- Born: 12 May 1944
- Died: 20 October 2022 (aged 78)
- Resting place: Rahul Via village, Umerkot, Sindh
- Citizenship: Pakistani
- Occupations: poet, writer, and political activist
- Writing career
- Language: sindhi
- Notable work: Wathi Har Har Janam Warbo
- Literary movement: Revolutionary

= Darbadar =

Pakistani poet (1944–2022)

Juman Darbadar Sand or Mama Juman Darbadar (12 May 1944 – 20 October 2022) (جمن دربدر) Urdu (جمن دربدر), popularly known by his pen name Darbadar (meaning "wanderer") was a poet, writer and political activist.

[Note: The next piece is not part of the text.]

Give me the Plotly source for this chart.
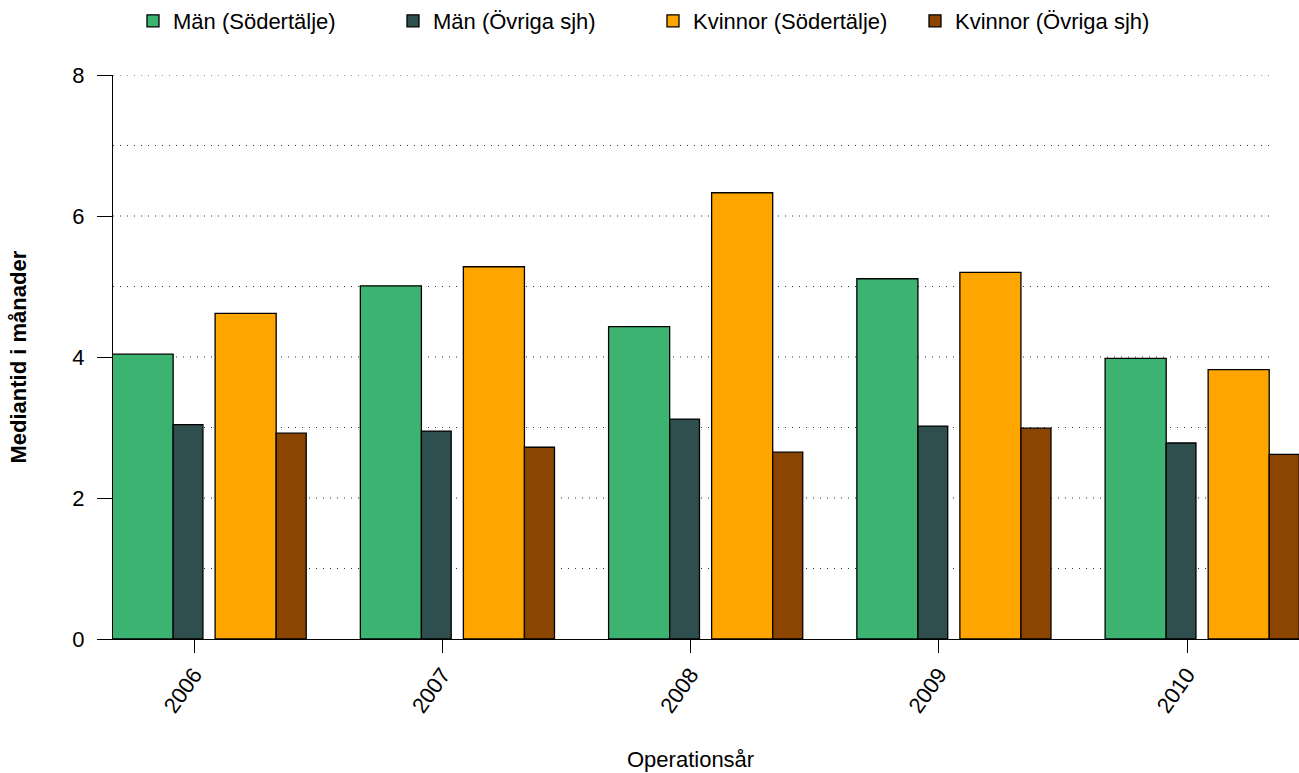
import plotly.graph_objects as go

years = ["2006", "2007", "2008", "2009", "2010"]
man_sodertalje = [4.04, 5.01, 4.43, 5.11, 3.98]
man_ovriga = [3.04, 2.95, 3.12, 3.02, 2.78]
kvinnor_sodertalje = [4.62, 5.28, 6.33, 5.20, 3.82]
kvinnor_ovriga = [2.92, 2.72, 2.65, 2.99, 2.62]

series = [
    ("Män (Södertälje)", man_sodertalje, "#3CB371", -0.330, 0.246, "legend"),
    ("Män (Övriga sjh)", man_ovriga, "#2F4F4F", -0.084, 0.120, "legend2"),
    ("Kvinnor (Södertälje)", kvinnor_sodertalje, "#FFA500", 0.085, 0.246, "legend3"),
    ("Kvinnor (Övriga sjh)", kvinnor_ovriga, "#8B4500", 0.331, 0.121, "legend4"),
]

FONT = "Liberation Sans, Arial, sans-serif"
FS = 22

fig = go.Figure()
for name, vals, color, off, w, lg in series:
    fig.add_trace(go.Bar(
        x=years, y=vals, name=name,
        offset=off, width=w,
        marker=dict(color=color, line=dict(color="black", width=1.3)),
        legend=lg,
    ))

W, H = 1299, 773
ML, MR, MT, MB = 113, 0, 74, 134
PW = W - ML - MR
PH = H - MT - MB

def px2paper_x(px):
    return (px - ML) / PW

def px2paper_y(py):
    return (H - MB - py) / PH

legend_common = dict(orientation="h", yanchor="middle", xanchor="left",
                     bgcolor="rgba(0,0,0,0)", font=dict(family=FONT, size=FS, color="black"))
legend_lefts = [133, 393, 653, 915]
legend_keys = ["legend", "legend2", "legend3", "legend4"]
legend_layout = {}
for k, lx in zip(legend_keys, legend_lefts):
    legend_layout[k] = dict(legend_common, x=px2paper_x(lx), y=px2paper_y(20))

# dotted horizontal grid lines at every integer level
grid_end = px2paper_x(1270)
shapes = []
for lvl in range(1, 9):
    shapes.append(dict(type="line", xref="paper", yref="y", x0=0, x1=grid_end,
                       y0=lvl, y1=lvl, layer="below",
                       line=dict(color="#333333", width=1, dash="1px,6px")))

fig.update_layout(
    width=W, height=H,
    margin=dict(l=ML, r=MR, t=MT, b=MB, pad=0),
    paper_bgcolor="white", plot_bgcolor="white",
    barmode="overlay",
    font=dict(family=FONT, size=FS, color="black"),
    showlegend=True,
    shapes=shapes,
    xaxis=dict(
        type="category", range=[-0.3263, 4.451],
        showgrid=False, zeroline=False,
        showline=True, linecolor="black", linewidth=1,
        ticks="outside", ticklen=13, tickcolor="black", tickwidth=1,
        tickangle=-55, tickfont=dict(family=FONT, size=FS, color="black"),
        ticklabelstandoff=0,
    ),
    yaxis=dict(
        range=[0, 8], tickvals=[0, 2, 4, 6, 8],
        showgrid=False, zeroline=False,
        showline=True, linecolor="black", linewidth=1,
        ticks="outside", ticklen=15, tickcolor="black", tickwidth=1,
        tickfont=dict(family=FONT, size=FS, color="black"),
        ticklabelstandoff=8,
    ),
    annotations=[
        dict(text="Operationsår", xref="paper", yref="paper",
             x=px2paper_x(690), y=px2paper_y(760), xanchor="center", yanchor="middle",
             showarrow=False, font=dict(family=FONT, size=FS, color="black")),
        dict(text="<b>Mediantid i månader</b>", xref="paper", yref="paper",
             x=px2paper_x(18), y=px2paper_y(357), xanchor="center", yanchor="middle",
             textangle=-90, showarrow=False, font=dict(family=FONT, size=FS, color="black")),
    ],
    **legend_layout,
)

fig.write_html(
    "out.html",
    config={"displayModeBar": False},
    post_script="document.body.style.margin='0';document.body.style.padding='0';",
)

Darbadar was considered to be one of the greatest poets of the Sindhi language.

==Career==
He started as a political activist in political movements with the Sindhi nationalist G. M. Syed and others, fighting for the rights of poor people and opposed martial law in 1980s. He wrote revolutionary poetry from which Wathi Har Har Janam Warbo is the most popular.

==Death==
Due to cardiac arrest, he died on 20 October 2022. Many of the politicians and poets passed condolences on his demise. He was buried in Ruhal Vai village Umerkot.